Leave out the pictures and repeat the rest of the material exactly.

───

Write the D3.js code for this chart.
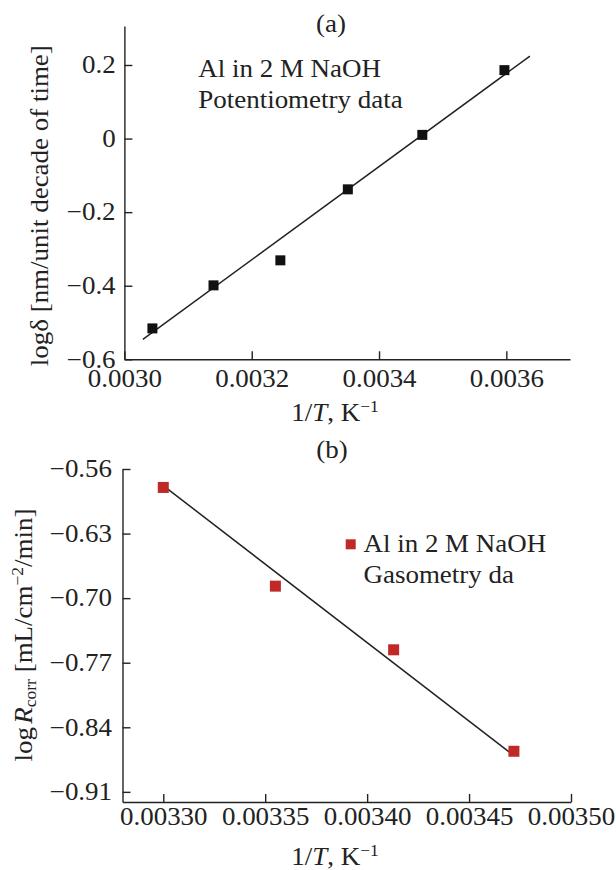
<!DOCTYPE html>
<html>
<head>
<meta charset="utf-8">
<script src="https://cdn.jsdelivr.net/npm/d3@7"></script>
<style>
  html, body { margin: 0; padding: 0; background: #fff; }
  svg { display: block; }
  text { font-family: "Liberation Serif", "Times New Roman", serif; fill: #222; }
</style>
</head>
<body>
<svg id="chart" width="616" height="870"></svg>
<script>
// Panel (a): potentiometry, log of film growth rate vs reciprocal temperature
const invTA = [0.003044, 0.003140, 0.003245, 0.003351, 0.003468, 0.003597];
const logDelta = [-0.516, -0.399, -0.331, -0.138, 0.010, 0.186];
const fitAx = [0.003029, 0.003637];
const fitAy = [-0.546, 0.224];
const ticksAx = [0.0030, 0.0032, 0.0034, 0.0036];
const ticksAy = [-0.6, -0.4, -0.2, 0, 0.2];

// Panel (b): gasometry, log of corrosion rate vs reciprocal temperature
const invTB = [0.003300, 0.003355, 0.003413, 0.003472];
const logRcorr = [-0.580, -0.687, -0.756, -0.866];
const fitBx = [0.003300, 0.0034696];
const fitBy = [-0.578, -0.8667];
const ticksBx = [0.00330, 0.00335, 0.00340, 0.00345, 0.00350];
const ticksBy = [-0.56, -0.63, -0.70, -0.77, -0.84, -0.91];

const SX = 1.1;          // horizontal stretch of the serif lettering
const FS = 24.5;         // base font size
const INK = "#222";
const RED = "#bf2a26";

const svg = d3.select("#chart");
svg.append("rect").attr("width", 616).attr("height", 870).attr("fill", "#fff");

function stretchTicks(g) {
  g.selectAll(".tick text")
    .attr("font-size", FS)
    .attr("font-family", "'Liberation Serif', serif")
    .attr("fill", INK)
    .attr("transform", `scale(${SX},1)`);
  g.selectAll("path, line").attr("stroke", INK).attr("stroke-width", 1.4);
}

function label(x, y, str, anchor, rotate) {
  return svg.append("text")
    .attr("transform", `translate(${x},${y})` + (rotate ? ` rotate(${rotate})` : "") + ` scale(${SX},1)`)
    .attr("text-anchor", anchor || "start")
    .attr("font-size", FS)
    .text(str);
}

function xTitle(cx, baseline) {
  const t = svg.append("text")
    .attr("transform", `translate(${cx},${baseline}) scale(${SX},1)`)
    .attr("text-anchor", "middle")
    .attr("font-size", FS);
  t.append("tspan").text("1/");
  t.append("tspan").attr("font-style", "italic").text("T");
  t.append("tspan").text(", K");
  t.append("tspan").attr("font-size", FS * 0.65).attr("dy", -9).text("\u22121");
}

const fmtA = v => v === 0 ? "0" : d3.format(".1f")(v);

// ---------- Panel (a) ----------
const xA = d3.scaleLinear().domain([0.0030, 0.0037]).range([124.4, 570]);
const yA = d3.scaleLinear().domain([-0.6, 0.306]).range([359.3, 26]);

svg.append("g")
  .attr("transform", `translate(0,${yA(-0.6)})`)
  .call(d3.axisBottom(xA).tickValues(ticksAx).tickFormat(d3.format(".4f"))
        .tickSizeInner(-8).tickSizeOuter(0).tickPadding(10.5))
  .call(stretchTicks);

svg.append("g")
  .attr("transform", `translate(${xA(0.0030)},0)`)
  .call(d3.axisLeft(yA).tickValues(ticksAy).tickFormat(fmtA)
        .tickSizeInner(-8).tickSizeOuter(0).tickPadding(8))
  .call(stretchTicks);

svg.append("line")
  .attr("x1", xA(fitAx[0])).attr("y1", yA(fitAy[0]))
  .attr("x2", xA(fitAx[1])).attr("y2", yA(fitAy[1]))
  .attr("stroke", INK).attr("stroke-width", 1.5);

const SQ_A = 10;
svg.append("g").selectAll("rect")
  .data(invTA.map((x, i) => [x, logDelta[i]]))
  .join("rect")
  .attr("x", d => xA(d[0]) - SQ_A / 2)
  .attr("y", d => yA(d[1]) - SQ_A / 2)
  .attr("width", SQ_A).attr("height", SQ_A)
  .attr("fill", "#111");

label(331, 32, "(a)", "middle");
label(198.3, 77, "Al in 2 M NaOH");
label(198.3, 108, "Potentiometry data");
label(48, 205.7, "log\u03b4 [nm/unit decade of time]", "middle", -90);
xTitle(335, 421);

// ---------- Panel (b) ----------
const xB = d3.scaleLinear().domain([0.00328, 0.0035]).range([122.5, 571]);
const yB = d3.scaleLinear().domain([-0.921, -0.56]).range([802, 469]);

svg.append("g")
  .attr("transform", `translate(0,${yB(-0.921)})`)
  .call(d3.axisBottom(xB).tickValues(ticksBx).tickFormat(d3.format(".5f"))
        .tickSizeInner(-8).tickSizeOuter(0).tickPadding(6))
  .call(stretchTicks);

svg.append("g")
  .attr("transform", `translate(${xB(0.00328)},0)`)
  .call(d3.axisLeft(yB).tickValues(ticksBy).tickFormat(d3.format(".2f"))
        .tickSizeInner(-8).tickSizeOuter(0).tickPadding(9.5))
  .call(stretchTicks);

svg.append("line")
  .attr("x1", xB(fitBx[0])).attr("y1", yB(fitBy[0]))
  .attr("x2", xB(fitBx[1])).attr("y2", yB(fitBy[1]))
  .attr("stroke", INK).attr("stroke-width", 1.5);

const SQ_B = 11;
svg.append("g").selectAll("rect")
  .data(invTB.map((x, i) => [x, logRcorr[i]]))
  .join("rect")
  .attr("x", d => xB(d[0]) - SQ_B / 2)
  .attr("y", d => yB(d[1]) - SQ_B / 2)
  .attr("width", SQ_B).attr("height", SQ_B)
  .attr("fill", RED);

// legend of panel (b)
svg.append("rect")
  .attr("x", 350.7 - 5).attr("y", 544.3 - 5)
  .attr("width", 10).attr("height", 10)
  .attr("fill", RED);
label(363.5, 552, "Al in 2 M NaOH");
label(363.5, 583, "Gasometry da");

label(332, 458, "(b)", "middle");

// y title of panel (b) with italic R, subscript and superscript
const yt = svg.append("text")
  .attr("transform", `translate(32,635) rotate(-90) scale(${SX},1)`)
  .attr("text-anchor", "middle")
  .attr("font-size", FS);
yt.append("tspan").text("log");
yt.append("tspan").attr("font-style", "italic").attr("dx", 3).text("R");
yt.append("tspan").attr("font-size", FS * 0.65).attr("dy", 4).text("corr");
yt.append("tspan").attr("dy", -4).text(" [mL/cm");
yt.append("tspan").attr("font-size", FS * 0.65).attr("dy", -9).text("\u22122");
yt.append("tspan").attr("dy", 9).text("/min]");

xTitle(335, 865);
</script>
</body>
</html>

───

▸ Response to this exercise:
Write the D3.js code for this chart.
<!DOCTYPE html>
<html>
<head>
<meta charset="utf-8">
<script src="https://cdn.jsdelivr.net/npm/d3@7"></script>
<style>
  html, body { margin: 0; padding: 0; background: #fff; }
  svg { display: block; }
  text { font-family: "Liberation Serif", "Times New Roman", serif; fill: #222; }
</style>
</head>
<body>
<svg id="chart" width="616" height="870"></svg>
<script>
// Panel (a): potentiometry, log of film growth rate vs reciprocal temperature
const invTA = [0.003044, 0.003140, 0.003245, 0.003351, 0.003468, 0.003597];
const logDelta = [-0.516, -0.399, -0.331, -0.138, 0.010, 0.186];
const fitAx = [0.003029, 0.003637];
const fitAy = [-0.546, 0.224];
const ticksAx = [0.0030, 0.0032, 0.0034, 0.0036];
const ticksAy = [-0.6, -0.4, -0.2, 0, 0.2];

// Panel (b): gasometry, log of corrosion rate vs reciprocal temperature
const invTB = [0.003300, 0.003355, 0.003413, 0.003472];
const logRcorr = [-0.580, -0.687, -0.756, -0.866];
const fitBx = [0.003300, 0.0034696];
const fitBy = [-0.578, -0.8667];
const ticksBx = [0.00330, 0.00335, 0.00340, 0.00345, 0.00350];
const ticksBy = [-0.56, -0.63, -0.70, -0.77, -0.84, -0.91];

const SX = 1.1;          // horizontal stretch of the serif lettering
const FS = 24.5;         // base font size
const INK = "#222";
const RED = "#bf2a26";

const svg = d3.select("#chart");
svg.append("rect").attr("width", 616).attr("height", 870).attr("fill", "#fff");

function stretchTicks(g) {
  g.selectAll(".tick text")
    .attr("font-size", FS)
    .attr("font-family", "'Liberation Serif', serif")
    .attr("fill", INK)
    .attr("transform", `scale(${SX},1)`);
  g.selectAll("path, line").attr("stroke", INK).attr("stroke-width", 1.4);
}

function label(x, y, str, anchor, rotate) {
  return svg.append("text")
    .attr("transform", `translate(${x},${y})` + (rotate ? ` rotate(${rotate})` : "") + ` scale(${SX},1)`)
    .attr("text-anchor", anchor || "start")
    .attr("font-size", FS)
    .text(str);
}

function xTitle(cx, baseline) {
  const t = svg.append("text")
    .attr("transform", `translate(${cx},${baseline}) scale(${SX},1)`)
    .attr("text-anchor", "middle")
    .attr("font-size", FS);
  t.append("tspan").text("1/");
  t.append("tspan").attr("font-style", "italic").text("T");
  t.append("tspan").text(", K");
  t.append("tspan").attr("font-size", FS * 0.65).attr("dy", -9).text("\u22121");
}

const fmtA = v => v === 0 ? "0" : d3.format(".1f")(v);

// ---------- Panel (a) ----------
const xA = d3.scaleLinear().domain([0.0030, 0.0037]).range([124.4, 570]);
const yA = d3.scaleLinear().domain([-0.6, 0.306]).range([359.3, 26]);

svg.append("g")
  .attr("transform", `translate(0,${yA(-0.6)})`)
  .call(d3.axisBottom(xA).tickValues(ticksAx).tickFormat(d3.format(".4f"))
        .tickSizeInner(-8).tickSizeOuter(0).tickPadding(10.5))
  .call(stretchTicks);

svg.append("g")
  .attr("transform", `translate(${xA(0.0030)},0)`)
  .call(d3.axisLeft(yA).tickValues(ticksAy).tickFormat(fmtA)
        .tickSizeInner(-8).tickSizeOuter(0).tickPadding(8))
  .call(stretchTicks);

svg.append("line")
  .attr("x1", xA(fitAx[0])).attr("y1", yA(fitAy[0]))
  .attr("x2", xA(fitAx[1])).attr("y2", yA(fitAy[1]))
  .attr("stroke", INK).attr("stroke-width", 1.5);

const SQ_A = 10;
svg.append("g").selectAll("rect")
  .data(invTA.map((x, i) => [x, logDelta[i]]))
  .join("rect")
  .attr("x", d => xA(d[0]) - SQ_A / 2)
  .attr("y", d => yA(d[1]) - SQ_A / 2)
  .attr("width", SQ_A).attr("height", SQ_A)
  .attr("fill", "#111");

label(331, 32, "(a)", "middle");
label(198.3, 77, "Al in 2 M NaOH");
label(198.3, 108, "Potentiometry data");
label(48, 205.7, "log\u03b4 [nm/unit decade of time]", "middle", -90);
xTitle(335, 421);

// ---------- Panel (b) ----------
const xB = d3.scaleLinear().domain([0.00328, 0.0035]).range([122.5, 571]);
const yB = d3.scaleLinear().domain([-0.921, -0.56]).range([802, 469]);

svg.append("g")
  .attr("transform", `translate(0,${yB(-0.921)})`)
  .call(d3.axisBottom(xB).tickValues(ticksBx).tickFormat(d3.format(".5f"))
        .tickSizeInner(-8).tickSizeOuter(0).tickPadding(6))
  .call(stretchTicks);

svg.append("g")
  .attr("transform", `translate(${xB(0.00328)},0)`)
  .call(d3.axisLeft(yB).tickValues(ticksBy).tickFormat(d3.format(".2f"))
        .tickSizeInner(-8).tickSizeOuter(0).tickPadding(9.5))
  .call(stretchTicks);

svg.append("line")
  .attr("x1", xB(fitBx[0])).attr("y1", yB(fitBy[0]))
  .attr("x2", xB(fitBx[1])).attr("y2", yB(fitBy[1]))
  .attr("stroke", INK).attr("stroke-width", 1.5);

const SQ_B = 11;
svg.append("g").selectAll("rect")
  .data(invTB.map((x, i) => [x, logRcorr[i]]))
  .join("rect")
  .attr("x", d => xB(d[0]) - SQ_B / 2)
  .attr("y", d => yB(d[1]) - SQ_B / 2)
  .attr("width", SQ_B).attr("height", SQ_B)
  .attr("fill", RED);

// legend of panel (b)
svg.append("rect")
  .attr("x", 350.7 - 5).attr("y", 544.3 - 5)
  .attr("width", 10).attr("height", 10)
  .attr("fill", RED);
label(363.5, 552, "Al in 2 M NaOH");
label(363.5, 583, "Gasometry da");

label(332, 458, "(b)", "middle");

// y title of panel (b) with italic R, subscript and superscript
const yt = svg.append("text")
  .attr("transform", `translate(32,635) rotate(-90) scale(${SX},1)`)
  .attr("text-anchor", "middle")
  .attr("font-size", FS);
yt.append("tspan").text("log");
yt.append("tspan").attr("font-style", "italic").attr("dx", 3).text("R");
yt.append("tspan").attr("font-size", FS * 0.65).attr("dy", 4).text("corr");
yt.append("tspan").attr("dy", -4).text(" [mL/cm");
yt.append("tspan").attr("font-size", FS * 0.65).attr("dy", -9).text("\u22122");
yt.append("tspan").attr("dy", 9).text("/min]");

xTitle(335, 865);
</script>
</body>
</html>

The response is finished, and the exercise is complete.